** begin PROVIDED DATA **
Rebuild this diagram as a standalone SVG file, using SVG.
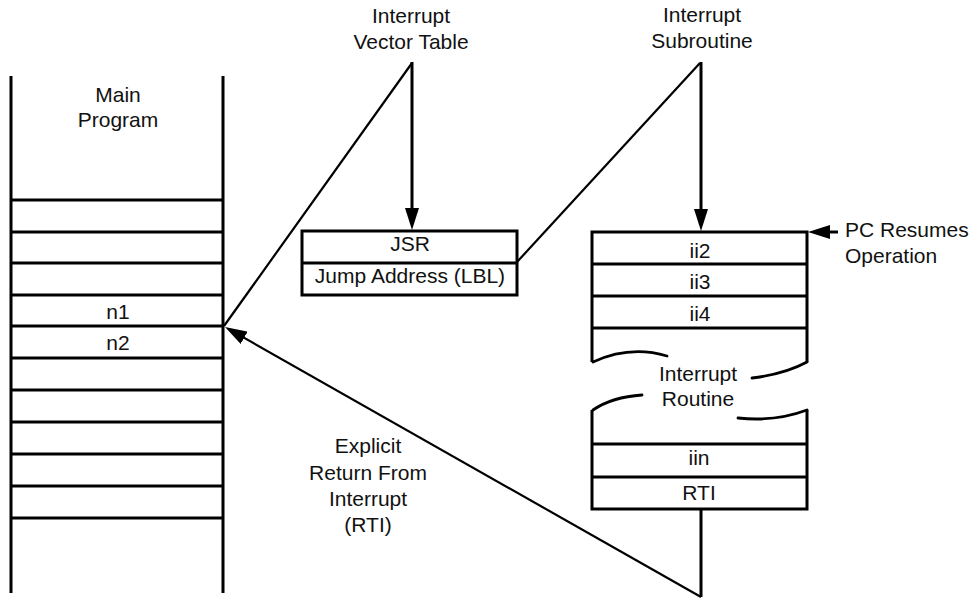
<svg xmlns="http://www.w3.org/2000/svg" width="977" height="600" viewBox="0 0 977 600">
<style>
  .box { fill: none; stroke: #000; stroke-width: 3; }
  .thin { fill: none; stroke: #000; stroke-width: 2.2; }
  .wave { fill: none; stroke: #000; stroke-width: 2.8; stroke-linecap: round; }
  .arr { fill: none; stroke: #000; stroke-width: 3; }
  text { font-family: "Liberation Sans", Arial, Helvetica, sans-serif; font-size: 21px; fill: #111; text-anchor: middle; }
  text.left { text-anchor: start; }
</style>
<defs>
  <marker id="ah" viewBox="0 0 22 14" markerWidth="22" markerHeight="14" refX="12" refY="7" orient="auto" markerUnits="userSpaceOnUse">
    <path d="M0,0 L22,7 L0,14 Z" fill="#000"/>
  </marker>
</defs>
<rect width="977" height="600" fill="#fff"/>

<g id="main-program">
  <path class="box" d="M11,76 V593 M223,76 V593 M11,200 H223 M11,232 H223 M11,263 H223 M11,295 H223 M11,326 H223 M11,358 H223 M11,390 H223 M11,422 H223 M11,454 H223 M11,486 H223 M11,518 H223"/>
  <text x="118" y="102">Main</text>
  <text x="118" y="127">Program</text>
  <text x="118" y="319">n1</text>
  <text x="118" y="350">n2</text>
</g>

<g id="vector-table">
  <text x="411" y="23">Interrupt</text>
  <text x="411" y="49">Vector Table</text>
  <rect class="box" x="302" y="231" width="215" height="64"/>
  <path class="box" d="M302,263 H517"/>
  <text x="410" y="251">JSR</text>
  <text x="410" y="283">Jump Address (LBL)</text>
</g>

<g id="subroutine">
  <text x="702" y="22">Interrupt</text>
  <text x="702" y="48">Subroutine</text>
  <path class="box" d="M592,362 V232 H807 V362 M592,264 H807 M592,296 H807 M592,328 H807"/>
  <path class="box" d="M592,410 V509 H807 V410 M592,444 H807 M592,477 H807"/>
  <path class="wave" d="M593,362 Q630,345 667,356 M752,378 Q785,374 807,362 M593,410 Q612,397 642,395 M738,418 Q775,422 807,410"/>
  <text x="700" y="258">ii2</text>
  <text x="700" y="289">ii3</text>
  <text x="700" y="321">ii4</text>
  <text x="698" y="381">Interrupt</text>
  <text x="698" y="406">Routine</text>
  <text x="699" y="465">iin</text>
  <text x="699" y="500">RTI</text>
</g>

<g id="pc-resumes">
  <text class="left" x="845" y="237">PC Resumes</text>
  <text class="left" x="845" y="263">Operation</text>
</g>

<g id="rti-label">
  <text x="368" y="453">Explicit</text>
  <text x="368" y="480">Return From</text>
  <text x="368" y="506">Interrupt</text>
  <text x="368" y="532">(RTI)</text>
</g>

<g id="connectors">
  <path class="thin" d="M224,326 L412,63"/>
  <path class="thin" d="M517,262 L700,63"/>
  <path class="arr" d="M412,62 V220" marker-end="url(#ah)"/>
  <path class="arr" d="M701,62 V221" marker-end="url(#ah)"/>
  <path class="arr" d="M838,232 H818" marker-end="url(#ah)"/>
  <path class="arr" d="M701,509 V597"/>
  <path class="thin" d="M701,597 L233.7,331.9" marker-end="url(#ah)"/>
</g>
</svg>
** end PROVIDED DATA **
● WHAT YOU NEED TO DO
Print out the lines exactly, skipping any picture.

● WRITTEN ANSWER
Rebuild this diagram as a standalone SVG file, using SVG.
<svg xmlns="http://www.w3.org/2000/svg" width="977" height="600" viewBox="0 0 977 600">
<style>
  .box { fill: none; stroke: #000; stroke-width: 3; }
  .thin { fill: none; stroke: #000; stroke-width: 2.2; }
  .wave { fill: none; stroke: #000; stroke-width: 2.8; stroke-linecap: round; }
  .arr { fill: none; stroke: #000; stroke-width: 3; }
  text { font-family: "Liberation Sans", Arial, Helvetica, sans-serif; font-size: 21px; fill: #111; text-anchor: middle; }
  text.left { text-anchor: start; }
</style>
<defs>
  <marker id="ah" viewBox="0 0 22 14" markerWidth="22" markerHeight="14" refX="12" refY="7" orient="auto" markerUnits="userSpaceOnUse">
    <path d="M0,0 L22,7 L0,14 Z" fill="#000"/>
  </marker>
</defs>
<rect width="977" height="600" fill="#fff"/>

<g id="main-program">
  <path class="box" d="M11,76 V593 M223,76 V593 M11,200 H223 M11,232 H223 M11,263 H223 M11,295 H223 M11,326 H223 M11,358 H223 M11,390 H223 M11,422 H223 M11,454 H223 M11,486 H223 M11,518 H223"/>
  <text x="118" y="102">Main</text>
  <text x="118" y="127">Program</text>
  <text x="118" y="319">n1</text>
  <text x="118" y="350">n2</text>
</g>

<g id="vector-table">
  <text x="411" y="23">Interrupt</text>
  <text x="411" y="49">Vector Table</text>
  <rect class="box" x="302" y="231" width="215" height="64"/>
  <path class="box" d="M302,263 H517"/>
  <text x="410" y="251">JSR</text>
  <text x="410" y="283">Jump Address (LBL)</text>
</g>

<g id="subroutine">
  <text x="702" y="22">Interrupt</text>
  <text x="702" y="48">Subroutine</text>
  <path class="box" d="M592,362 V232 H807 V362 M592,264 H807 M592,296 H807 M592,328 H807"/>
  <path class="box" d="M592,410 V509 H807 V410 M592,444 H807 M592,477 H807"/>
  <path class="wave" d="M593,362 Q630,345 667,356 M752,378 Q785,374 807,362 M593,410 Q612,397 642,395 M738,418 Q775,422 807,410"/>
  <text x="700" y="258">ii2</text>
  <text x="700" y="289">ii3</text>
  <text x="700" y="321">ii4</text>
  <text x="698" y="381">Interrupt</text>
  <text x="698" y="406">Routine</text>
  <text x="699" y="465">iin</text>
  <text x="699" y="500">RTI</text>
</g>

<g id="pc-resumes">
  <text class="left" x="845" y="237">PC Resumes</text>
  <text class="left" x="845" y="263">Operation</text>
</g>

<g id="rti-label">
  <text x="368" y="453">Explicit</text>
  <text x="368" y="480">Return From</text>
  <text x="368" y="506">Interrupt</text>
  <text x="368" y="532">(RTI)</text>
</g>

<g id="connectors">
  <path class="thin" d="M224,326 L412,63"/>
  <path class="thin" d="M517,262 L700,63"/>
  <path class="arr" d="M412,62 V220" marker-end="url(#ah)"/>
  <path class="arr" d="M701,62 V221" marker-end="url(#ah)"/>
  <path class="arr" d="M838,232 H818" marker-end="url(#ah)"/>
  <path class="arr" d="M701,509 V597"/>
  <path class="thin" d="M701,597 L233.7,331.9" marker-end="url(#ah)"/>
</g>
</svg>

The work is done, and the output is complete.